Monday, September 21, 2009

disappointed

I got the call today from VEDA, the Vermont agency that ran the RFP process to allocate $2.15M seed capital to a fund or manager. There were three candidates, including me, bidding for the right to manage that capital. One (Vermont Center for Emerging Technologies or VCET) had the strongest political base--Senator Leahy had awarded a $1M earmark to VCET for a seed fund just after the Vermont legislature voted the bill (that funded the $2.15M award into life.) The other candidate, Ken Merritt, is a lawyer, seed investor and active venture activator in VT.

Just got the word that they gave it to VCET. Can't say I'm surprised but won't say I'm not disappointed.
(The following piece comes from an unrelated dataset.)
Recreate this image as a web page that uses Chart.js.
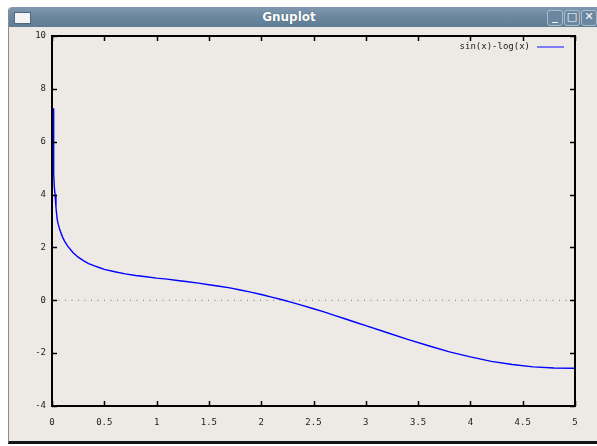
<!DOCTYPE html>
<html>
<head>
<meta charset="utf-8">
<script src="https://cdn.jsdelivr.net/npm/chart.js@4/dist/chart.umd.min.js"></script>
<style>
body{margin:0;background:#fff;width:597px;height:446px;overflow:hidden;position:relative;}
.win{position:absolute;left:8px;top:7px;width:600px;height:434px;background:#edeae5;border-left:1px solid #8c8c8c;border-bottom:3px solid #141414;border-top-left-radius:4px;}
.bar{position:absolute;left:0;top:0;right:0;height:20px;background:linear-gradient(#8199b0,#6a879f 50%,#5f7c95);border-top-left-radius:4px;}
.bar .title{position:absolute;left:230px;width:100px;top:3px;text-align:center;color:#fff;font:bold 12px "DejaVu Sans",sans-serif;text-shadow:0 0 1px #345;}
.bar .icon{position:absolute;left:5px;top:5px;width:15px;height:10px;background:#f4f4f4;border:1px solid #4d6880;}
.btn{position:absolute;top:3px;width:14px;height:14px;border:1px solid #a9bccc;border-radius:3px;background:#6a879f;}
.btn span{position:absolute;left:0;right:0;top:-1px;text-align:center;color:#fff;font:bold 11px "DejaVu Sans",sans-serif;}
canvas{position:absolute;left:0;top:0;}
</style>
</head>
<body>
<div class="win">
  <div class="bar">
    <div class="icon"></div>
    <div class="title">Gnuplot</div>
    <div class="btn" style="left:538px"><span>_</span></div>
    <div class="btn" style="left:555px"><span>&#9633;</span></div>
    <div class="btn" style="left:572px"><span>&#10005;</span></div>
  </div>
</div>
<canvas id="myChart" width="597" height="446"></canvas>
<script>
// values
const xValues = [0.014, 0.016, 0.022, 0.029, 0.038, 0.05, 0.06, 0.07, 0.08, 0.1, 0.12, 0.15, 0.2, 0.25, 0.3, 0.35, 0.4, 0.45, 0.5,
  0.6, 0.7, 0.8, 0.9, 1.0, 1.1, 1.2, 1.3, 1.4, 1.5, 1.6, 1.7, 1.8, 1.9, 2.0, 2.1, 2.2, 2.3, 2.4, 2.5, 2.6, 2.7, 2.8, 2.9, 3.0,
  3.2, 3.4, 3.6, 3.8, 4.0, 4.2, 4.4, 4.6, 4.8, 5.0];
const yValues = [7.27, 4.78, 4.3, 4.0, 3.5, 3.05, 2.87, 2.73, 2.61, 2.40, 2.24, 2.05, 1.81, 1.63, 1.50, 1.39, 1.31, 1.24, 1.17,
  1.08, 1.00, 0.94, 0.89, 0.84, 0.80, 0.75, 0.70, 0.65, 0.59, 0.53, 0.47, 0.39, 0.31, 0.22, 0.12, 0.02, -0.09, -0.20, -0.32, -0.44, -0.57, -0.70, -0.83, -0.96,
  -1.22, -1.48, -1.72, -1.95, -2.14, -2.31, -2.43, -2.52, -2.56, -2.57];
const zeroLine = [{x: 0, y: 0}, {x: 5, y: 0}];
const seriesName = "sin(x)-log(x)";
const xRange = [0, 5];
const yRange = [-4, 10];

const monoFont = {family: '"DejaVu Sans Mono", monospace', size: 9};

// gnuplot style frame with inward ticks on every side, plus the key
const framePlugin = {
  id: "frame",
  afterDraw(chart){
    const ctx = chart.ctx;
    const a = chart.chartArea;
    const xs = chart.scales.x, ys = chart.scales.y;
    ctx.save();
    ctx.strokeStyle = "#000";
    ctx.lineWidth = 2;
    ctx.strokeRect(a.left, a.top, a.right - a.left, a.bottom - a.top);
    ctx.lineWidth = 1.5;
    ctx.beginPath();
    xs.ticks.forEach(t => {
      let px = Math.round(xs.getPixelForValue(t.value)) + 0.5;
      ctx.moveTo(px, a.bottom); ctx.lineTo(px, a.bottom - 5);
      ctx.moveTo(px, a.top); ctx.lineTo(px, a.top + 5);
    });
    ys.ticks.forEach(t => {
      let py = Math.round(ys.getPixelForValue(t.value)) + 0.5;
      ctx.moveTo(a.left, py); ctx.lineTo(a.left + 5, py);
      ctx.moveTo(a.right, py); ctx.lineTo(a.right - 5, py);
    });
    ctx.stroke();
    // key
    ctx.font = '9px "DejaVu Sans Mono", monospace';
    ctx.fillStyle = "#1a1a1a";
    ctx.textAlign = "right";
    ctx.textBaseline = "middle";
    ctx.fillText(seriesName, a.right - 45, a.top + 11);
    ctx.strokeStyle = "#3333ff";
    ctx.lineWidth = 1.2;
    ctx.beginPath();
    ctx.moveTo(a.right - 38, a.top + 11);
    ctx.lineTo(a.right - 11, a.top + 11);
    ctx.stroke();
    ctx.restore();
  }
};

const ctx = document.getElementById("myChart").getContext("2d");
const myChart = new Chart(ctx, {
  type: "line",
  data: {
    datasets: [{
      label: seriesName,
      data: xValues.map((x, i) => ({x: x, y: yValues[i]})),
      borderColor: "#0000ff",
      borderWidth: 1.4,
      pointRadius: 0,
      tension: 0,
      fill: false,
    }, {
      label: "zero",
      data: zeroLine,
      borderColor: "#777",
      borderWidth: 1,
      borderDash: [1, 5.5],
      pointRadius: 0,
      fill: false,
    }],
  },
  options: {
    responsive: false,
    animation: false,
    devicePixelRatio: 1,
    layout: {padding: {top: 36, right: 22, left: 0, bottom: 0}},
    plugins: {legend: {display: false}, tooltip: {enabled: false}},
    scales: {
      x: {
        type: "linear",
        min: xRange[0], max: xRange[1],
        grid: {display: false, drawTicks: false},
        border: {display: false},
        ticks: {stepSize: 0.5, padding: 11, color: "#222", font: monoFont, maxRotation: 0, autoSkip: false,
          callback: v => String(v)},
        afterFit: scale => { scale.height = 40; },
      },
      y: {
        min: yRange[0], max: yRange[1],
        grid: {display: false, drawTicks: false},
        border: {display: false},
        ticks: {stepSize: 2, padding: 6, color: "#222", font: monoFont,
          callback: v => String(v)},
        afterFit: scale => { scale.width = 52; },
      },
    },
  },
  plugins: [framePlugin],
});
</script>
</body>
</html>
I'd known all along that this was something of an uphill climb for me--not so much on the merit of my experience and plan but rather on factors other than fund investment and management experience.

To this point, here's a summary I presented to the VEDA board comparing my venture experience with that of the other two candidates; the full presentation is on the Clear web site.

I'm sure that the VEDA board found it hard to overlook the Leahy award, VCET's relationship to UVM and VCET's connected, Vermont-based manager David Bradbury. I can see how they could justify picking a manager with less experience given other considerations.

I wish them well. In a market that is starved for capital, seed capital--the hardest to find--will be a welcome sight for Vermonters.

Tuesday, September 15, 2009

a piece on failure

I wrote a piece on failure for my monthly Mainebiz articles. It tackles the issue from perspectives of the entrepreneur, me as an investor and me as a human (if I can classify myself that way). Here's a piece of that piece

It is said that a venture capitalist spends more time bemoaning his failures than celebrating his wins. In part, I suspect, it’s because there are statistically more of the former. But it’s not really the loss of capital that is so agonizing to an investor — it’s the human drama. Watching an entrepreneur wind down her company and seeing the look in her eye as she fights and claws only to watch it all go. It’s tough to watch.
It’s tough to experience, as well. After all, a company’s failure is my failure. Whether it’s an entrepreneur I overestimated, a plan I signed off on, a technology that didn’t pan out, I own it. I’m the one who believed and put my chips down. I’m the one who watched and advised from the board, who worked outside the board to co-develop teams and plans. And like entrepreneurs, I have backers who depend on me to be a good ballplayer, to make my wins large enough to make up for my losses. I take my responsibility seriously and spend most of my waking hours thinking about what I could have done differently and what I can do better. Managing 10 or more company investments feels, sometimes, like I can never really do enough.
For the most part, I’ve learned to live with failure. You can do a great job as an investor — pick a winning concept, assemble a competent team and board, pull together enough capital to take a run at it — and, well, nothing. Too late, too early, product glitches, management glitches, acts of God, it’s all there as the great teacher.